## Exercise instructions
Below are the records; locate each line with the word "that" and copy it.

Begin Material for the task

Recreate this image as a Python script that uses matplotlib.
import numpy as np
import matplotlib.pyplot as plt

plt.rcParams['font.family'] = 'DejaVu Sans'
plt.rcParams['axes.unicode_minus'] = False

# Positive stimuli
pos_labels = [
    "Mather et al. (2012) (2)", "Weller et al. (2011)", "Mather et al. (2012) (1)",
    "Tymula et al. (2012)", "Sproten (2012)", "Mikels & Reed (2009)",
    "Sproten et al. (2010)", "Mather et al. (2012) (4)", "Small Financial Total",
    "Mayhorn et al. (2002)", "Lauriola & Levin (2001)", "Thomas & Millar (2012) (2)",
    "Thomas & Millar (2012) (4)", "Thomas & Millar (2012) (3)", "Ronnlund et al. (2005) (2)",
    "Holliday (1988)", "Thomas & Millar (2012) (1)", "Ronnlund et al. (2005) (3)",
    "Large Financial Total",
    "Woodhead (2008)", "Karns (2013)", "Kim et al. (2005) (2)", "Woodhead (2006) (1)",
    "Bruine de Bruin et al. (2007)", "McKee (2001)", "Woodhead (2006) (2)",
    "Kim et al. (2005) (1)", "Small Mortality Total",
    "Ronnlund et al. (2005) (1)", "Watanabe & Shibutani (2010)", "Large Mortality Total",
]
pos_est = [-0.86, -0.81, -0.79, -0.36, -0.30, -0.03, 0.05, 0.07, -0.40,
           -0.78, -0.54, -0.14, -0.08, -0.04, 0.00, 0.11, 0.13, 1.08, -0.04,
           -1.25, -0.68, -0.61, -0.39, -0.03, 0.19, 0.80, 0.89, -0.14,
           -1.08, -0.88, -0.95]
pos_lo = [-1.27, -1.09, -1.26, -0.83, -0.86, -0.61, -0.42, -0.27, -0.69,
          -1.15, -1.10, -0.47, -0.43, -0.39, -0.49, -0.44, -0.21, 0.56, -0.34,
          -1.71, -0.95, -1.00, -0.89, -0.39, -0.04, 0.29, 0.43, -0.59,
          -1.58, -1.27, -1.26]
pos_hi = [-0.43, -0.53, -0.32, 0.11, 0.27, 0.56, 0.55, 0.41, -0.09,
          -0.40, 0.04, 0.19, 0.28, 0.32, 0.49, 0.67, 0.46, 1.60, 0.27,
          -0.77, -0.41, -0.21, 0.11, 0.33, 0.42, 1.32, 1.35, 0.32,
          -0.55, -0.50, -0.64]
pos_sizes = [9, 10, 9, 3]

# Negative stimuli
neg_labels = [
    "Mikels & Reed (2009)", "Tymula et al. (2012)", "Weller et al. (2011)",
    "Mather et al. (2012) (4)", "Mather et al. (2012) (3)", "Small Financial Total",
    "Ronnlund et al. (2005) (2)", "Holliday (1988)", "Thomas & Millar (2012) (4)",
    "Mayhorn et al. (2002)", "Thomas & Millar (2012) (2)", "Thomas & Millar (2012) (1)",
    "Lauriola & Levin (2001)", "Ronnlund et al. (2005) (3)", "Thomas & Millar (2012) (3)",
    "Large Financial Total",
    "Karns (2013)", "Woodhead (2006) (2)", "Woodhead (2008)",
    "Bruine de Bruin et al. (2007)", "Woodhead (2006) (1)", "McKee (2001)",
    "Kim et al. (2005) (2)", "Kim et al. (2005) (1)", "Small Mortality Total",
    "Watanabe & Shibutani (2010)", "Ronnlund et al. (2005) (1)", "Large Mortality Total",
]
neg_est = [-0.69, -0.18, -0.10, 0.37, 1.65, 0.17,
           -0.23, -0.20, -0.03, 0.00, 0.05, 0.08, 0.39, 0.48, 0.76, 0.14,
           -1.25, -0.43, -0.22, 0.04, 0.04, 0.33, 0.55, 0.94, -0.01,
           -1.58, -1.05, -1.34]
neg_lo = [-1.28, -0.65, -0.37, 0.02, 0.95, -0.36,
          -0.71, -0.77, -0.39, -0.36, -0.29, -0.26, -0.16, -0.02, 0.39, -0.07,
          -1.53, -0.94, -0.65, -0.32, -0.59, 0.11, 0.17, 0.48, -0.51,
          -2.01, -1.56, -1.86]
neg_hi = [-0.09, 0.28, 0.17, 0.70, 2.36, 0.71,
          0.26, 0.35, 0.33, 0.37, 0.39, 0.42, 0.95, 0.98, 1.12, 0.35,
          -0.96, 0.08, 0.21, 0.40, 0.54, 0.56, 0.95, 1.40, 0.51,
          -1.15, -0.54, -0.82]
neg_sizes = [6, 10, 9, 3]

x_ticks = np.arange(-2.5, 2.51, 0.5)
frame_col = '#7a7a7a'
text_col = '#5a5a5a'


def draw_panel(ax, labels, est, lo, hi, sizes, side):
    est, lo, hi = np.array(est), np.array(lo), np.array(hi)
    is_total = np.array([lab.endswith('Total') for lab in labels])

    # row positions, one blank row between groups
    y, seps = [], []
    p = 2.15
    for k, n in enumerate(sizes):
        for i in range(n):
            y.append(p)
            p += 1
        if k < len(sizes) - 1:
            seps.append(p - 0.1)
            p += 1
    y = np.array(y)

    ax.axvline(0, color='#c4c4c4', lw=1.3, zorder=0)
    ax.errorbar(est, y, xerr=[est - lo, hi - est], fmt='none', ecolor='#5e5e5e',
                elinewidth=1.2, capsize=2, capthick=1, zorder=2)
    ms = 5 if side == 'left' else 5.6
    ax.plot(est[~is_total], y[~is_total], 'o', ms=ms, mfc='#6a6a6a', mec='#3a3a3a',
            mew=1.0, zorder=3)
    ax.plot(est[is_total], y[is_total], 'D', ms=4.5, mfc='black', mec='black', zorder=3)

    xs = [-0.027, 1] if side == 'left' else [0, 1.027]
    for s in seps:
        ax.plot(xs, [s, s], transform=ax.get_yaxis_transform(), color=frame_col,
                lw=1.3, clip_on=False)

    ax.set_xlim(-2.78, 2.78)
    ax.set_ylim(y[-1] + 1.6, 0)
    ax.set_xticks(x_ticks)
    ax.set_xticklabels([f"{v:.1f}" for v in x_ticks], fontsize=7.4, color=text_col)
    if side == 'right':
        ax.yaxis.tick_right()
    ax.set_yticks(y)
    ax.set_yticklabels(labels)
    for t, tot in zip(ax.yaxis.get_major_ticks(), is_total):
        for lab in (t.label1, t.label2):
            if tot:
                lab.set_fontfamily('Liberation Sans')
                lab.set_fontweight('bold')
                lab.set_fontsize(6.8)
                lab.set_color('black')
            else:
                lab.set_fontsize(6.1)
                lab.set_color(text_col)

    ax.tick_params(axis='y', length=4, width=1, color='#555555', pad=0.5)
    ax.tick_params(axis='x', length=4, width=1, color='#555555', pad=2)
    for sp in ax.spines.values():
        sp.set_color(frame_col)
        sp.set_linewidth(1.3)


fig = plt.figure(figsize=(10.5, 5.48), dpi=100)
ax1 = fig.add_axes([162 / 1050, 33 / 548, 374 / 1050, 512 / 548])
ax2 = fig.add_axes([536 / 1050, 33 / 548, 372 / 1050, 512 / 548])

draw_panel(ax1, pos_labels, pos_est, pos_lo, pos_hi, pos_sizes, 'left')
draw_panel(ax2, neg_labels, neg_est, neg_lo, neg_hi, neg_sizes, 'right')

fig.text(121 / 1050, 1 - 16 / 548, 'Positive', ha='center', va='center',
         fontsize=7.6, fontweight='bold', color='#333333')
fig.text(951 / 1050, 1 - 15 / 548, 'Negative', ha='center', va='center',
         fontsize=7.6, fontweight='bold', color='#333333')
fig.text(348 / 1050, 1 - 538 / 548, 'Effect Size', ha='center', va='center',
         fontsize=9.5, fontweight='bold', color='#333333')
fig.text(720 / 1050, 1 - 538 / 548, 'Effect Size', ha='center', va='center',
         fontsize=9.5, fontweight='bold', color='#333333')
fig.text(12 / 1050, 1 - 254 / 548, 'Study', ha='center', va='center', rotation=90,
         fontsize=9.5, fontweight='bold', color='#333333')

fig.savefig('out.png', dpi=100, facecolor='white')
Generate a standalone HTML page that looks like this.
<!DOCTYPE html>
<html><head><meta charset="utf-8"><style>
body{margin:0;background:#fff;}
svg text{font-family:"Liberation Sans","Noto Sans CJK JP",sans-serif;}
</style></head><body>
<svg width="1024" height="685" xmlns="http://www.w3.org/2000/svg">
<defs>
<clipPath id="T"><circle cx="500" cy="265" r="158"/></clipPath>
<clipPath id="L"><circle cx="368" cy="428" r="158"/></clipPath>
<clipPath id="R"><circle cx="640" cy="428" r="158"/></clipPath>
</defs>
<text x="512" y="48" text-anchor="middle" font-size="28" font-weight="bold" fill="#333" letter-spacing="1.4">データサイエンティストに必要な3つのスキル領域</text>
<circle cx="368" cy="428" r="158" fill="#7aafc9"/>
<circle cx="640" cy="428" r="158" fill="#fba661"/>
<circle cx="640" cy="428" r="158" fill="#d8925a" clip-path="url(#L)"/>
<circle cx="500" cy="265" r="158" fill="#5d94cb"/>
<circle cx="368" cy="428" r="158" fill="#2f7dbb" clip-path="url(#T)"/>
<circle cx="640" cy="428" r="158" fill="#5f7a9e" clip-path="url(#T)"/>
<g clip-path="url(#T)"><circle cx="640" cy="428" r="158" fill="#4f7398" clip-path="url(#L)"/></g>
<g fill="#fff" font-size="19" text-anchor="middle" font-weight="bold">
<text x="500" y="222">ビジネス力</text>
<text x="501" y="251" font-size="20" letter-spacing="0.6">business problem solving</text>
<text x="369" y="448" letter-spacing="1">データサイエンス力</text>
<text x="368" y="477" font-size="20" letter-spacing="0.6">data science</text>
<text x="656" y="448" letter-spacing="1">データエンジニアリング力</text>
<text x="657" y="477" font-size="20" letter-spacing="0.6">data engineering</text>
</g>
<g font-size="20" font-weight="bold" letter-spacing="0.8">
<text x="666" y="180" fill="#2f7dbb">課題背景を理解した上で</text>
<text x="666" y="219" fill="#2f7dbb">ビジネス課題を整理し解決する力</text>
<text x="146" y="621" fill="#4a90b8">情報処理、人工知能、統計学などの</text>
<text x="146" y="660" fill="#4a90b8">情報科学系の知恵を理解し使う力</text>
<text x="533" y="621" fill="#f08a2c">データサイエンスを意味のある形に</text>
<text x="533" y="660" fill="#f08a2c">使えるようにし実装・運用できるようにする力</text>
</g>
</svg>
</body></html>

End Material for the task

## Exercise answer
Recreate this image as a Python script that uses matplotlib.
Generate a standalone HTML page that looks like this.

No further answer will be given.